Verdict: it is entirely possible that – as in other accounts Alexander’s battles – the chroniclers covered up Alexander’s failure (in this case, to catch Darius) by blaming Parmenio.
On the other hand, the story was obviously so current that you may decide that there must be some truth in it, even if you do not accept it in Plutarch’s libellous form.


So what happened in the battle?
So, to summarise:

  1. The battle took place, certainly, at Gaugamela, probably in October 331bc. 
  2. Darius had the initial advantage – he had chosen and prepared the ground, and Alexander’s army was greatly inferior numerically (although perhaps not in fighting strength). 
  3. Arrian’s story of a night attack is highly improbable. 
  4. The Macedonians were VERY frightened; Alexander, also, was undisguisably anxious – there seems to have been a furious argument about tactics, notably between Alexander and Parmenio. 
  5. The battle opened when Darius released his scythe-bearing chariots; depending on who you believe, they did extensive (Curtius) or limited (Arrian) damage. 
  6. At the same time, the cavalry on the Persian left wing, under Mazaeus, attacked the Macedonian Left under Parmenio – although they failed to break the Macedonian cavalry, they outflanked them.
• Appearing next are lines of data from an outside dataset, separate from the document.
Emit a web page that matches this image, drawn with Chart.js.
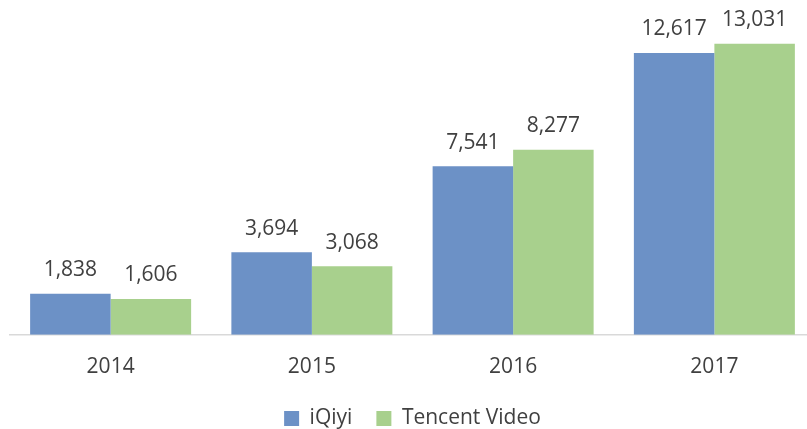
<!DOCTYPE html>
<html><head><meta charset="utf-8">
<script src="https://cdn.jsdelivr.net/npm/chart.js@4/dist/chart.umd.min.js"></script>
<style>
html,body{margin:0;padding:0;background:#fff;overflow:hidden;}
#wrap{width:816px;height:439px;}
</style></head>
<body><div id="wrap"><canvas id="c"></canvas></div>
<script>
const categories = ["2014", "2015", "2016", "2017"];
const seriesNames = ["iQiyi", "Tencent Video"];
const iqiyi = [1838, 3694, 7541, 12617];
const tencent = [1606, 3068, 8277, 13031];
const yMax = 14000;

const FONT = "'Open Sans', 'Liberation Sans', sans-serif";
const labelPlugin = {
  id: 'barLabels',
  afterDatasetsDraw(chart) {
    const ctx = chart.ctx;
    ctx.save();
    ctx.font = "21px " + FONT;
    ctx.fillStyle = "#404040";
    ctx.textAlign = "center";
    ctx.textBaseline = "alphabetic";
    chart.data.datasets.forEach((ds, i) => {
      chart.getDatasetMeta(i).data.forEach((bar, j) => {
        ctx.fillText(ds.data[j].toLocaleString('en-US'), bar.x, bar.y - 17.5);
      });
    });
    ctx.restore();
  }
};

new Chart(document.getElementById('c'), {
  type: 'bar',
  data: {
    labels: categories,
    datasets: [
      { label: seriesNames[0], data: iqiyi, backgroundColor: '#6C91C6', categoryPercentage: 0.8, barPercentage: 1.0 },
      { label: seriesNames[1], data: tencent, backgroundColor: '#A8D08D', categoryPercentage: 0.8, barPercentage: 1.0 }
    ]
  },
  options: {
    responsive: true,
    maintainAspectRatio: false,
    animation: false,
    layout: { padding: { left: 10, right: 1, top: 22, bottom: 0 } },
    plugins: {
      legend: {
        position: 'bottom',
        labels: { boxWidth: 15, boxHeight: 15, color: '#404040', font: { size: 21, family: FONT }, padding: 24 }
      },
      tooltip: { enabled: false }
    },
    scales: {
      x: {
        grid: { display: false },
        border: { display: true, color: '#D9D9D9', width: 1.5 },
        ticks: { color: '#404040', font: { size: 21, family: FONT }, padding: 12 },
        afterFit: s => { s.height -= 8; }
      },
      y: { display: false, min: 0, max: yMax }
    }
  },
  plugins: [labelPlugin]
});
</script></body></html>
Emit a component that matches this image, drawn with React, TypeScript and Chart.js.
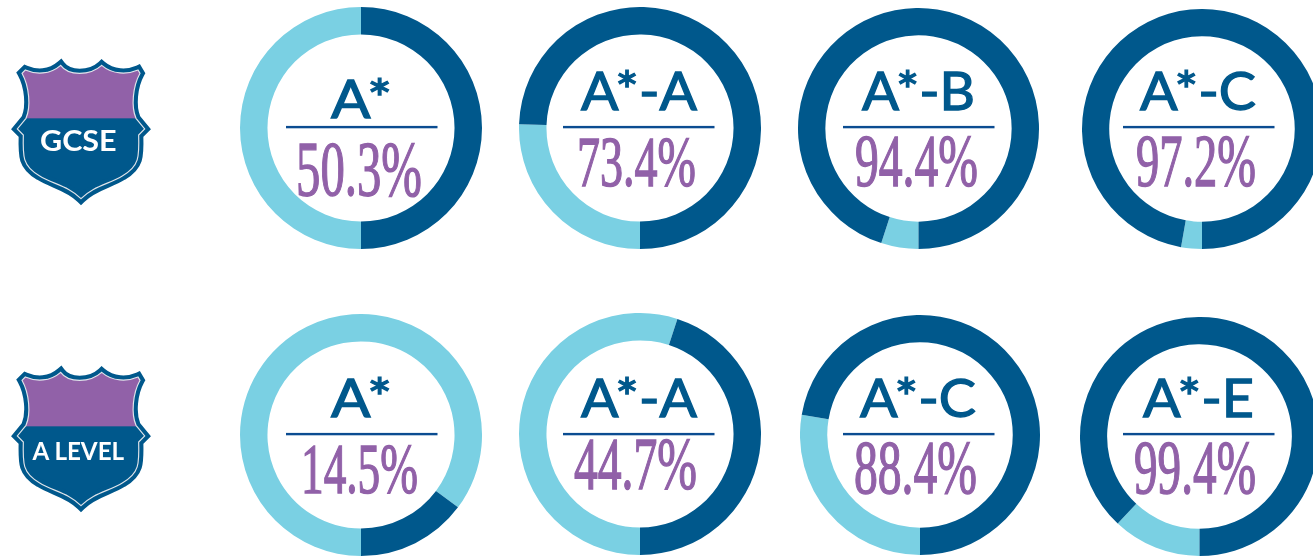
import React, { useEffect, useRef } from "react";
import { Chart, registerables } from "chart.js";

Chart.register(...registerables);

// ---- data ----
const gcseGrades = ["A*", "A*-A", "A*-B", "A*-C"];
const gcseLabels = ["50.3%", "73.4%", "94.4%", "97.2%"];
const gcseDarkShare = [50, 74.5, 95, 97.2];

const aLevelGrades = ["A*", "A*-A", "A*-C", "A*-E"];
const aLevelLabels = ["14.5%", "44.7%", "88.4%", "99.4%"];
const aLevelDarkShare = [14.8, 45, 72.3, 88];

const badgeNames = ["GCSE", "A LEVEL"];

// ---- layout and style ----
const DARK = "#00588c";
const LIGHT = "#7ad0e3";
const PURPLE = "#9161a8";
const RULE = "#0b4c91";

type Ring = {
  cx: number; cy: number; r: number;
  hx: number; hw: number; hb: number; hs: number;
  lx: number; ly: number;
  px: number; pw: number; pb: number; ps: number;
};

const gcseRings: Ring[] = [
  { cx: 360.5, cy: 128, r: 121, hx: 331, hw: 61, hb: 118, hs: 53, lx: 286, ly: 127, px: 296, pw: 126, pb: 195, ps: 79 },
  { cx: 640, cy: 128, r: 121, hx: 581, hw: 116, hb: 110, hs: 53, lx: 563, ly: 127, px: 577, pw: 119, pb: 186, ps: 72 },
  { cx: 918.5, cy: 128, r: 120.5, hx: 862, hw: 113, hb: 110, hs: 53, lx: 843, ly: 127, px: 855, pw: 123, pb: 186, ps: 74 },
  { cx: 1202, cy: 128.5, r: 120, hx: 1140, hw: 116, hb: 110, hs: 53, lx: 1123, ly: 127, px: 1136, pw: 120, pb: 186, ps: 74 },
];
const aLevelRings: Ring[] = [
  { cx: 360.5, cy: 435, r: 121, hx: 331, hw: 61, hb: 417, hs: 53, lx: 286, ly: 434, px: 301, pw: 117, pb: 493, ps: 72 },
  { cx: 640, cy: 434, r: 121, hx: 581, hw: 116, hb: 417, hs: 53, lx: 563, ly: 434, px: 574, pw: 123, pb: 489, ps: 74 },
  { cx: 920, cy: 435, r: 120, hx: 860, hw: 116, hb: 417, hs: 53, lx: 843, ly: 434, px: 854, pw: 123, pb: 493, ps: 76 },
  { cx: 1199.5, cy: 436, r: 119.5, hx: 1143, hw: 111, hb: 417, hs: 53, lx: 1123, ly: 434, px: 1134, pw: 122, pb: 493, ps: 76 },
];

function Donut({ share, ring }: { share: number; ring: Ring }) {
  const ref = useRef<HTMLCanvasElement | null>(null);
  useEffect(() => {
    const chart = new Chart(ref.current as HTMLCanvasElement, {
      type: "doughnut",
      data: {
        labels: ["Other", "Achieved"],
        datasets: [{ data: [100 - share, share], backgroundColor: [LIGHT, DARK], borderWidth: 0 }],
      },
      options: {
        animation: false,
        responsive: false,
        rotation: 180,
        cutout: "77.3%",
        layout: { padding: 0 },
        plugins: { legend: { display: false }, tooltip: { enabled: false } },
      },
    });
    return () => chart.destroy();
  }, [share]);
  const size = ring.r * 2;
  return (
    <canvas
      ref={ref}
      width={size}
      height={size}
      style={{ position: "absolute", left: ring.cx - ring.r, top: ring.cy - ring.r, width: size, height: size }}
    />
  );
}

const SHIELD =
  "M76 60 C108 74 150 74 182 46 C205 78 270 78 305 46 C338 74 382 74 414 60 L420 70 " +
  "C398 110 393 170 408 205 L434 237 L416 255 C418 320 418 348 368 377 C328 402 280 408 243 446 " +
  "C206 408 158 402 118 377 C68 348 68 320 70 255 L52 237 L78 205 C93 170 88 110 66 70 Z";

function Badge({ top, name, id, split, size, tw, base }: { top: number; name: string; id: string; split: number; size: number; tw: number; base: number }) {
  return (
    <svg viewBox="0 0 510 480" width={170} height={160} style={{ position: "absolute", left: 0, top }}>
      <defs>
        <clipPath id={id}>
          <path d={SHIELD} />
        </clipPath>
      </defs>
      <path d={SHIELD} fill={DARK} stroke={DARK} strokeWidth={28} strokeLinejoin="miter" />
      <rect x={0} y={0} width={510} height={split} fill={PURPLE} clipPath={`url(#${id})`} />
      <path d={SHIELD} fill="none" stroke="#dfe4ea" strokeWidth={3.5} />
      <text
        x={235}
        y={base}
        textAnchor="middle"
        textLength={tw}
        lengthAdjust="spacingAndGlyphs"
        fill="#ffffff"
        fontFamily="Lato"
        fontWeight={700}
        fontSize={size}
      >
        {name}
      </text>
    </svg>
  );
}

function Captions({ grades, labels, rings }: { grades: string[]; labels: string[]; rings: Ring[] }) {
  return (
    <>
      {rings.map((g, i) => (
        <React.Fragment key={i}>
          <text
            x={g.hx}
            y={g.hb}
            fill={DARK}
            stroke={DARK}
            strokeWidth={1.3}
            fontFamily="Lato"
            fontWeight={400}
            fontSize={g.hs}
            textLength={g.hw}
            lengthAdjust="spacingAndGlyphs"
          >
            {grades[i]}
          </text>
          <rect x={g.lx} y={g.ly - 1.1} width={151.5} height={2.4} fill={RULE} />
          <text
            x={g.px}
            y={g.pb}
            fill={PURPLE}
            stroke={PURPLE}
            strokeWidth={1.4}
            fontFamily="Liberation Serif"
            fontWeight={400}
            fontSize={g.ps}
            textLength={g.pw}
            lengthAdjust="spacingAndGlyphs"
          >
            {labels[i]}
          </text>
        </React.Fragment>
      ))}
    </>
  );
}

export default function App() {
  return (
    <div style={{ position: "fixed", left: 0, top: 0, width: 1313, height: 556, overflow: "hidden", background: "#ffffff" }}>
      {gcseRings.map((ring, i) => (
        <Donut key={`g${i}`} share={gcseDarkShare[i]} ring={ring} />
      ))}
      {aLevelRings.map((ring, i) => (
        <Donut key={`a${i}`} share={aLevelDarkShare[i]} ring={ring} />
      ))}
      <svg width={1313} height={556} style={{ position: "absolute", left: 0, top: 0 }}>
        <Captions grades={gcseGrades} labels={gcseLabels} rings={gcseRings} />
        <Captions grades={aLevelGrades} labels={aLevelLabels} rings={aLevelRings} />
      </svg>
      <Badge top={50} name={badgeNames[0]} id="clipG" split={205} size={84} tw={230} base={303} />
      <Badge top={356.5} name={badgeNames[1]} id="clipA" split={208} size={75} tw={275} base={309} />
    </div>
  );
}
It is most likely that at this time they sacked the Macedonian baggage train; Parmenio may have sent a message to Alexander, but even if he did, we cannot be sure what it said. 
  7. On the Macedonian Right, Alexander at first delayed; he may have used a clever tactic to stretch the Persian left wing and open up a gap – so when the Persian cavalry, under Bessus, attacked the Macedonian Right, Alexander drove through the gap directly at Darius. 
  8. Darius ran away, allegedly before, probably as, his army turned and fled. 
  9. Alexander was unable to capture Darius; there is a strong tradition that Parmenio’s request for help forced Alexander to abandon the chase … though one suspects that the clouds of dust and nightfall had required this already, and that Parmenio was a convenient excuse. 
  10. The recorded losses on both sides are hopelessly exaggerated, although it is possible that the Persian flight turned into a massacre.